The brilliant golden sun rises in the east and falls to the west, and the young street rat Raju wished he could follow its route from his makeshift shelter by the water of the Taj Mahal to the gold-paved roads of America. The west with its equalities and regulations–the west with its education and opportunities. He heard about the west from the American tourists, some white but mostly brown, who wore tantalizingly tiny outfits and spoke with the slightest air of arrogance. With his little sister in his hand he clanged together his bowl of money to collect spare change and disgusted glances–some pitiful, others mirthless. He heard about America from these people, who spoke with lavish praise about the marble monument and then related it to the skyscrapers and flashing lights of New York.
“We don’t have any sort of Taj Mahal,” they’d say with awe, and then their voices would revert back to pride, “But they don’t have New York city here, do they?”

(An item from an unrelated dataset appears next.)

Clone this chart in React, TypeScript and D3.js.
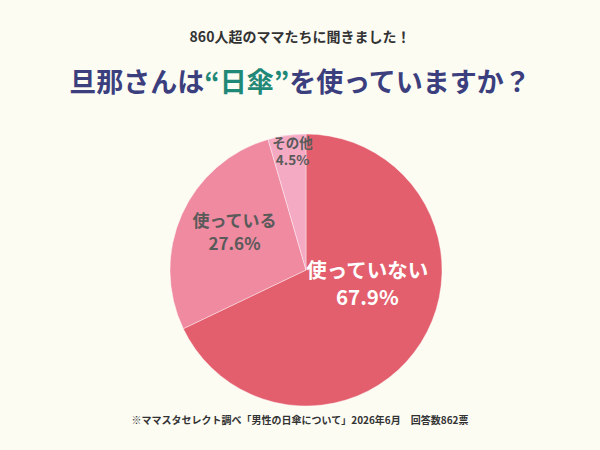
import * as d3 from "d3";

const categories = ["使っていない", "使っている", "その他"];
const values = [67.9, 27.6, 4.5];
const sliceColors = ["#e35f6d", "#ef8aa0", "#f5aac4"];
const labelColors = ["#ffffff", "#5a5a5a", "#5a5a5a"];

const WIDTH = 600;
const HEIGHT = 450;
const CX = 306;
const CY = 270;
const RADIUS = 136;
const FONT = "'Noto Sans CJK JP', 'Noto Sans', sans-serif";

// label placement per slice: radius factor, nudge, font size, line gap
const labelRadius = [0.42, 0.6, 0.86];
const labelNudge = [
  [13, -16],
  [3, -4],
  [3, -3],
];
const labelSize = [20.5, 17, 13.5];
const lineGap = [27, 23, 17];

const App = () => {
  const pie = d3
    .pie<number>()
    .sort(null)
    .value((d) => d);
  const arcs = pie(values);
  const arcGen = d3.arc<d3.PieArcDatum<number>>().innerRadius(0).outerRadius(RADIUS);

  return (
    <svg
      width={WIDTH}
      height={HEIGHT}
      style={{ position: "absolute", left: 0, top: 0, background: "#fcfcf3" }}
      fontFamily={FONT}
    >
      <rect width={WIDTH} height={HEIGHT} fill="#fcfcf3" />
      <text x={WIDTH / 2} y={42} textAnchor="middle" fontSize={14} fontWeight="bold" fill="#333">
        860人超のママたちに聞きました！
      </text>
      <text x={WIDTH / 2} y={92} textAnchor="middle" fontSize={27} fontWeight="bold" fill="#3c3f7e">
        旦那さんは<tspan fill="#1f8877">“日傘”</tspan>を使っていますか？
      </text>

      <g transform={`translate(${CX},${CY})`}>
        {arcs.map((a, i) => (
          <path key={i} d={arcGen(a)!} fill={sliceColors[i]} stroke="#fff" strokeWidth={0.8} strokeOpacity={0.5} />
        ))}
        {arcs.map((a, i) => {
          const mid = (a.startAngle + a.endAngle) / 2;
          const r = RADIUS * labelRadius[i];
          const x = Math.sin(mid) * r + labelNudge[i][0];
          const y = -Math.cos(mid) * r + labelNudge[i][1];
          const fs = labelSize[i];
          const gap = lineGap[i];
          return (
            <g key={i} fill={labelColors[i]} fontWeight="bold" textAnchor="middle" fontSize={fs}>
              <text x={x} y={y - gap / 2 + fs * 0.36}>
                {categories[i]}
              </text>
              <text x={x} y={y + gap / 2 + fs * 0.36}>
                {values[i]}%
              </text>
            </g>
          );
        })}
      </g>

      <text x={WIDTH / 2} y={424} textAnchor="middle" fontSize={10} fontWeight="bold" fill="#333">
        ※ママスタセレクト調べ「男性の日傘について」2026年6月　回答数862票
      </text>
    </svg>
  );
};

export default App;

Then they would drop a penny into my bowl and as they walked away I heard them, “We don’t have those creepy beggars either.”
And that’s somewhat exactly what Raju and his little sister had been for the past two years, ever since his mother passed away giving birth to a stillborn third on the corner of an abandoned alley, just two months after her husband’s illness brought him to the same fate. From morning to evening Raju and his sister collected pity-money, sometimes as much as ten rupees, and used it to buy themselves a few rice cakes or other light goods from the numerous street vendors.
But Raju’s sister had grown ill herself, no doubt due to the fumes and the trash and sleeping on the streets millions of people had walked on with filth clinging to their feet. She was only four years old, but her face carried the maturity of someone thrice her age, skeletal thin with huge brown eyes. She might have been a beautiful child, but the sickness pulled her face down even further and gave her a ghostly countenance. When once she had remained quiet, now she cried often. The sickness gave her hunger, and Raju couldn’t collect enough money to feed the both of them whenever they pleased. When once she had been no more than an extra hand to aid her brother to beg, as the tourists took pity on her starving child appearance, now she was more of a burden than a help.
It was getting to be too much for Raju. He pined for the west, he longed to go to America and learn how to read and become a lawyer or a banker or someone powerful. He wished he could be someone waited upon day and night. He saw the tourists at the Taj Mahal with cameras and expensive sneakers and he knew, somehow, that if only he could get to West, he could be like them too.
So, idealistically, he routinely saved one rupee each day in hopes that one day he would have enough for a plane ticket. But with his ailing sister, his savings were drawn into for food, a sweater for her cold limbs, and whatever inexpensive medicines he could get his hands on.
A burden, his sister had become. He hated to admit it, he prayed forgiveness every time the thought crossed his mind. But his sister prevented him from getting his ticket, his way out. A few times, he thought, that the struggle was not worth it.
Now he stood outside the slums where his sister now stayed with a band of beggar children managed by a few thugs. The five thousand rupees in his hand felt heavy, too heavy, and as he turned around slowly and walked away, he pondered the gravity of what he had done. An act of impulse and ignorance–he had no idea as to his next course of action. He had never thought this far ahead, never believed he would actually acquired the money. But now his hand felt empty without the small palm of his sister, and his heart sank. There was no way out. There was only a way to fall deeper into this abysmal rut of poverty and ingratitude.